Cryptanalysis of a one round chaos-based Substitution Permutation Network
David Arroyo, Jesus Diaz, F. B. Rodriguez

TL;DR
This paper critically analyzes a recent chaos-based encryption scheme, revealing that simply integrating chaotic systems into cryptographic architectures does not inherently ensure security, highlighting fundamental vulnerabilities.
Contribution
It demonstrates that a one round chaos-based Substitution Permutation Network cannot guarantee security, emphasizing limitations of chaotic cryptography when used alone.
Findings
The cryptosystem is vulnerable to cryptanalysis.
Including chaos does not eliminate security flaws.

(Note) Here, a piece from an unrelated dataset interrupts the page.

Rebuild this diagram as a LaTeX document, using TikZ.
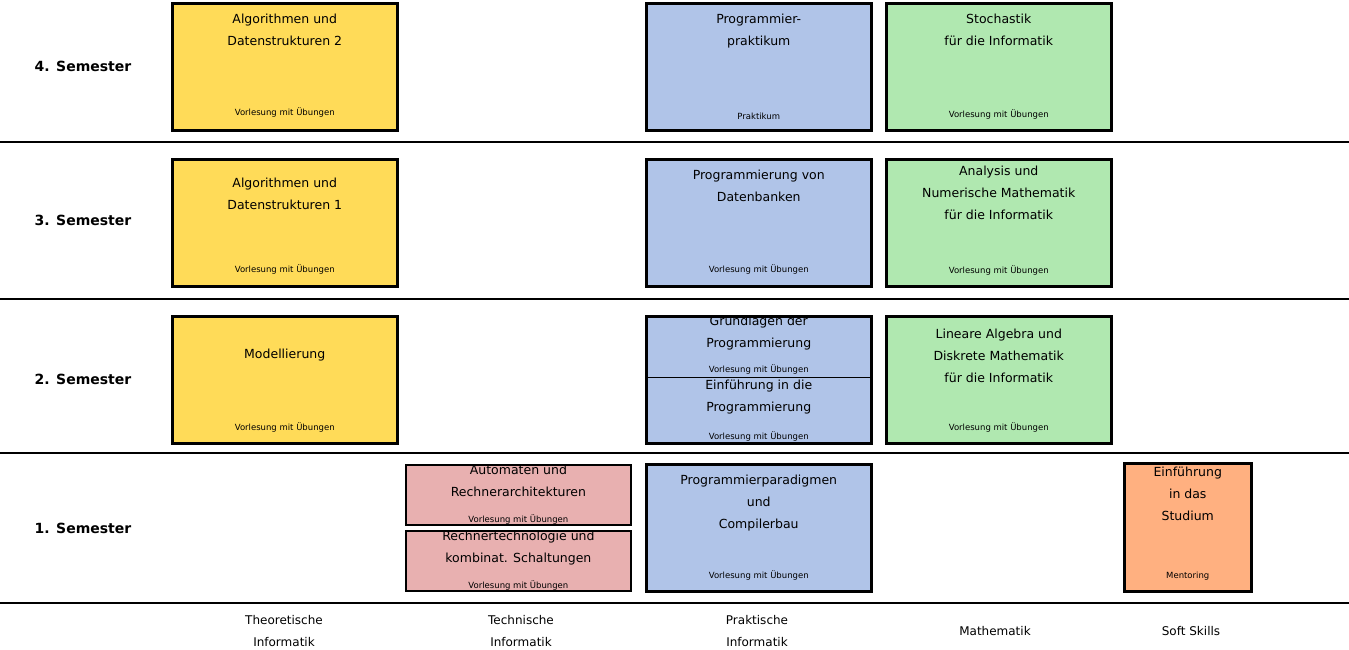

One round architecture is insufficient for security.
Abstract
The interleaving of chaos and cryptography has been the aim of a large set of works since the beginning of the nineties. Many encryption proposals have been introduced to improve conventional cryptography. However, many proposals possess serious problems according to the basic requirements for the secure exchange of information. In this paper we highlight some of the main problems of chaotic cryptography by means of the analysis of a very recent chaotic cryptosystem based on a one round Substitution Permutation Network. More specifically, we show that it is not possible to avoid the security problems of that encryption architecture just by including a chaotic system as core of the derived encryption system.